March 4, 2012
A lone dancer, Jeffrey Duvall, folds paper airplanes next to a three foot stack of paper,
creating a line of rockets which he lies down behind. So begins "Berries and Bulls" by
Tiffany Mills. This is a piece of dance/ theater with text written and developed by Peter Petralia, a
variety of musical selections and some strong, moody lighting by Chris Hudacs.
Three more dancers enter--Kevin Ho, Emily Pope-Blackman, and Petra van Noort, using gestural material and literally climbing on the back wall. There
is a child like quality to a playful duet for the men, while Ms. van Noort speaks about
them being 'monsters' and Ms.
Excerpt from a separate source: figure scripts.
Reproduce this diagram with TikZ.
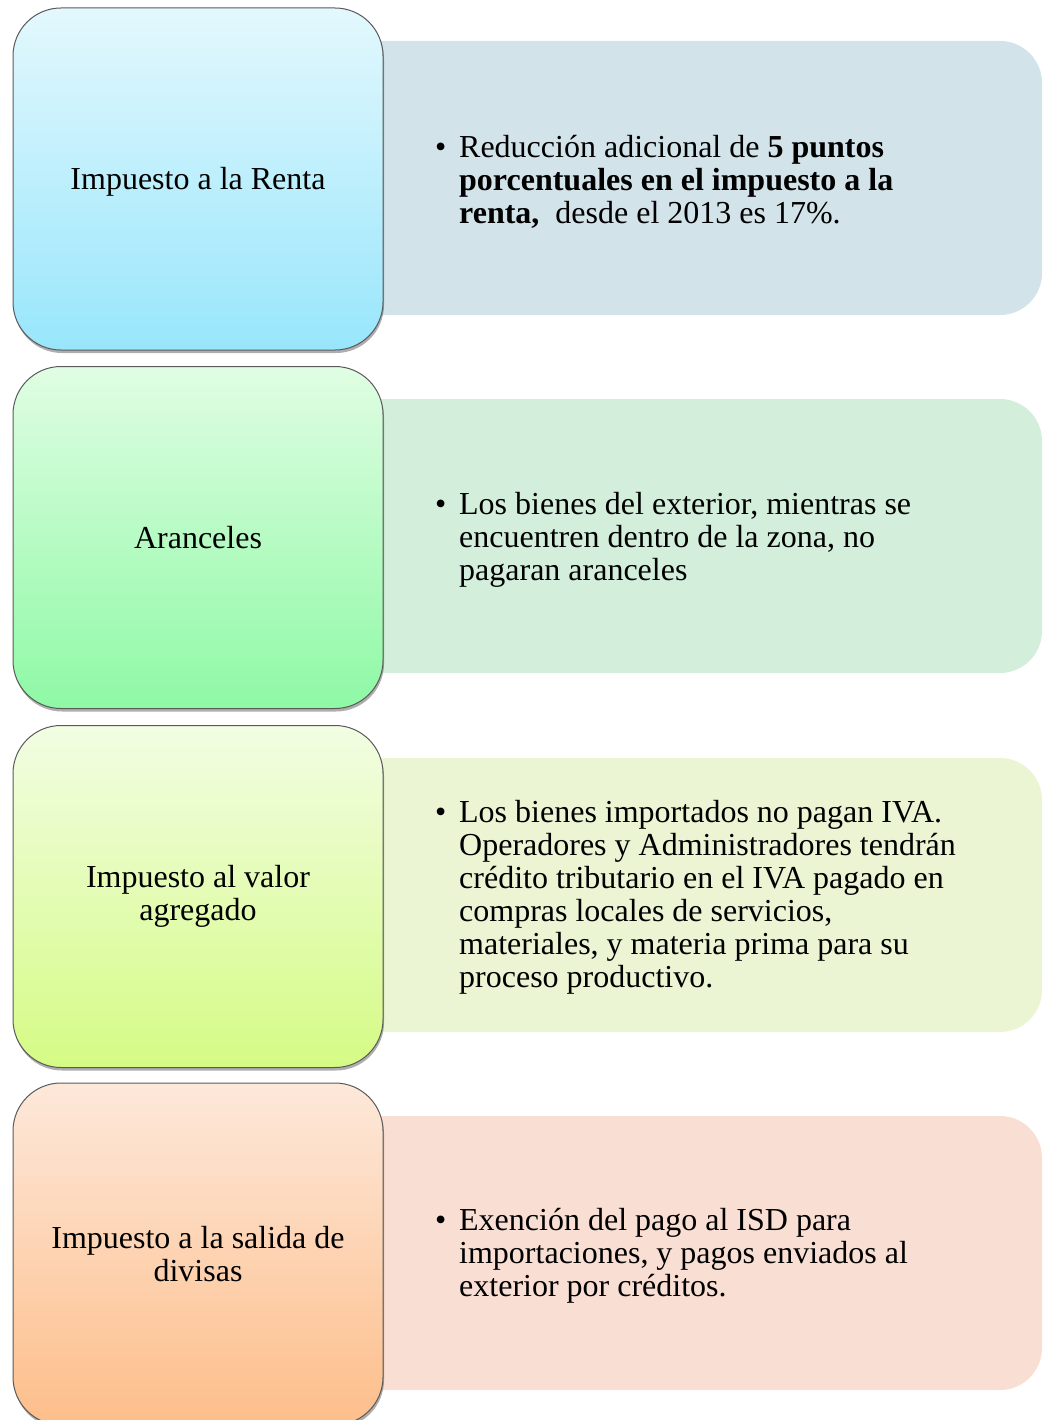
\documentclass[tikz,border=0pt]{standalone}
\usepackage{fontspec}
\setmainfont{Liberation Serif}
\usetikzlibrary{shadows}

\definecolor{rowAback}{HTML}{D3E3EA}
\definecolor{rowBback}{HTML}{D3EFDC}
\definecolor{rowCback}{HTML}{EBF5D3}
\definecolor{rowDback}{HTML}{F9DFD3}
\definecolor{rowAtop}{HTML}{E3F8FD}
\definecolor{rowAbot}{HTML}{98E6FC}
\definecolor{rowBtop}{HTML}{E0FDE3}
\definecolor{rowBbot}{HTML}{8EF9A5}
\definecolor{rowCtop}{HTML}{F2FDE3}
\definecolor{rowCbot}{HTML}{D5FB85}
\definecolor{rowDtop}{HTML}{FDE8DA}
\definecolor{rowDbot}{HTML}{FDBE8A}
\definecolor{edgegray}{HTML}{5A5A5A}

\newcommand{\bigtext}{\fontsize{32}{33}\selectfont}
\newcommand{\bul}{\llap{\textbullet\hspace{13pt}}}

\tikzset{
  leftbox/.style={draw=edgegray, line width=1pt, rounded corners=48pt,
    minimum width=370pt, minimum height=342pt, inner sep=0pt,
    align=center, font=\bigtext,
    drop shadow={shadow xshift=1pt, shadow yshift=-3pt, opacity=0.45, fill=black!70}},
  infotext/.style={anchor=west, align=left, inner sep=0pt, font=\bigtext}
}

\begin{document}
\begin{tikzpicture}[x=1pt, y=-1pt]
\useasboundingbox (0,0) rectangle (1046,1420);
\clip (0,0) rectangle (1046,1420);

% right-hand description panels (rounded on the right only)
\fill[rowAback] (360,41) [rounded corners=42pt] -- (1042,41) -- (1042,315) [sharp corners] -- (360,315) -- cycle;
\fill[rowBback] (360,399) [rounded corners=42pt] -- (1042,399) -- (1042,673) [sharp corners] -- (360,673) -- cycle;
\fill[rowCback] (360,758) [rounded corners=42pt] -- (1042,758) -- (1042,1032) [sharp corners] -- (360,1032) -- cycle;
\fill[rowDback] (360,1116) [rounded corners=42pt] -- (1042,1116) -- (1042,1390) [sharp corners] -- (360,1390) -- cycle;

% left-hand category boxes
\node[leftbox, top color=rowAtop, bottom color=rowAbot] (catA) at (198,179) {\raisebox{-3pt}[\height][\depth]{Impuesto a la Renta}};
\node[leftbox, top color=rowBtop, bottom color=rowBbot] (catB) at (198,537.5) {Aranceles};
\node[leftbox, top color=rowCtop, bottom color=rowCbot] (catC) at (198,896.5) {Impuesto al valor\\agregado};
\node[leftbox, top color=rowDtop, bottom color=rowDbot] (catD) at (198,1254) {Impuesto a la salida de\\divisas};

% bullet texts
\node[infotext] (infoA) at (459,181.5)
  {\bul Reducción adicional de \textbf{5 puntos}\\
   \textbf{porcentuales en el impuesto a la}\\
   \textbf{renta,}\ \ desde el 2013 es 17\%.};
\node[infotext] (infoB) at (459,539.5)
  {\bul Los bienes del exterior, mientras se\\
   encuentren dentro de la zona, no\\
   pagaran aranceles};
\node[infotext] (infoC) at (459,897.5)
  {\bul Los bienes importados no pagan IVA.\\
   Operadores y Administradores tendrán\\
   crédito tributario en el IVA pagado en\\
   compras locales de servicios,\\
   materiales, y materia prima para su\\
   proceso productivo.};
\node[infotext] (infoD) at (459,1255.5)
  {\bul Exención del pago al ISD para\\
   importaciones, y pagos enviados al\\
   exterior por créditos.};
\end{tikzpicture}
\end{document}
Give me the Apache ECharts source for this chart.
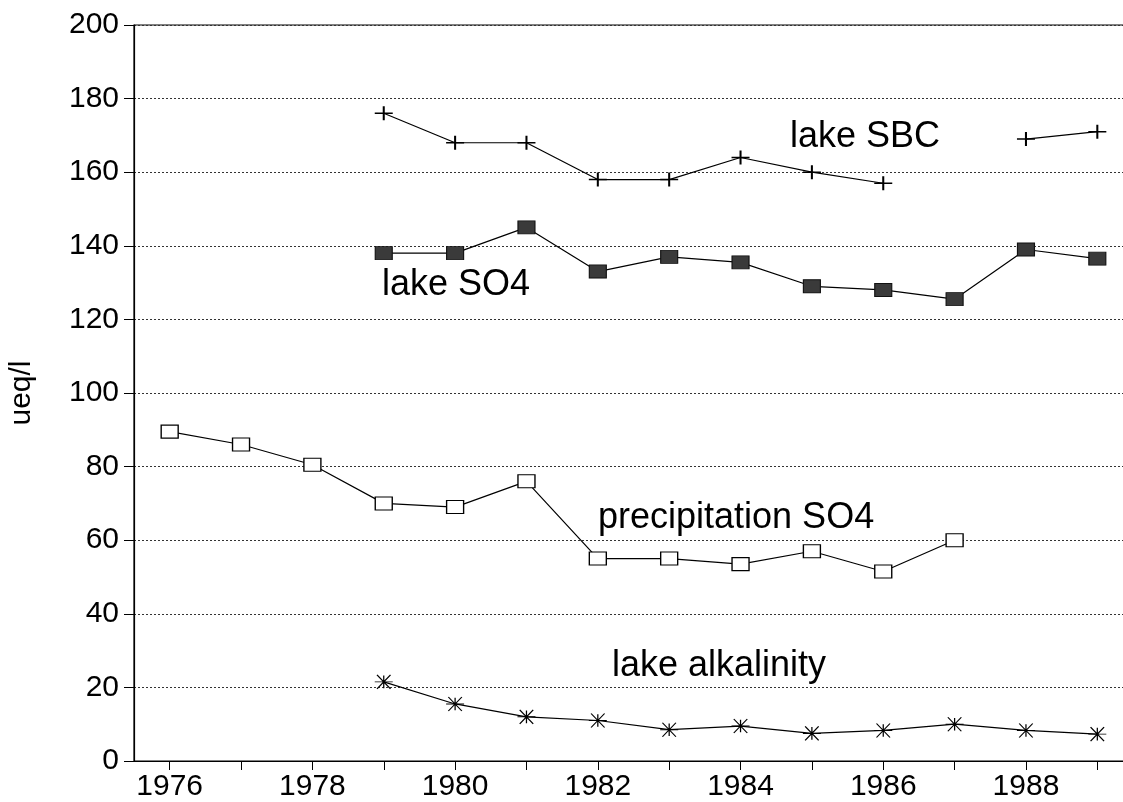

Pope-Blackman eats blueberries. "I am not trying to
touch you," intones a dancer while a feisty tango by a couple lying down ensues. The dialogue is
sometimes comic, sometimes like a rehearsal process typical of contact improv. Mr.
Duval reminds Ms. van Noort, bullishly, that "he is the nucleus and she is just a teeny-
The talk turns to "let's try something anatomical and no dramatic falls, they don't work,
try that WITHOUT arms and see how it works for you!" Continuing to touch, manipulate
and urge each other into movement phrases becomes almost sensual at times, with
a head on a hip, and grand flying leaps. All of the relationships become co-
dependent, and at times the dialogue is more interesting than the movement.
Mills is clearly interested in what happens when people stop communicating and
the frustration that can arise. Her movement changes to slapping and frantically
energetic rubbing, creating actual friction between the dancers.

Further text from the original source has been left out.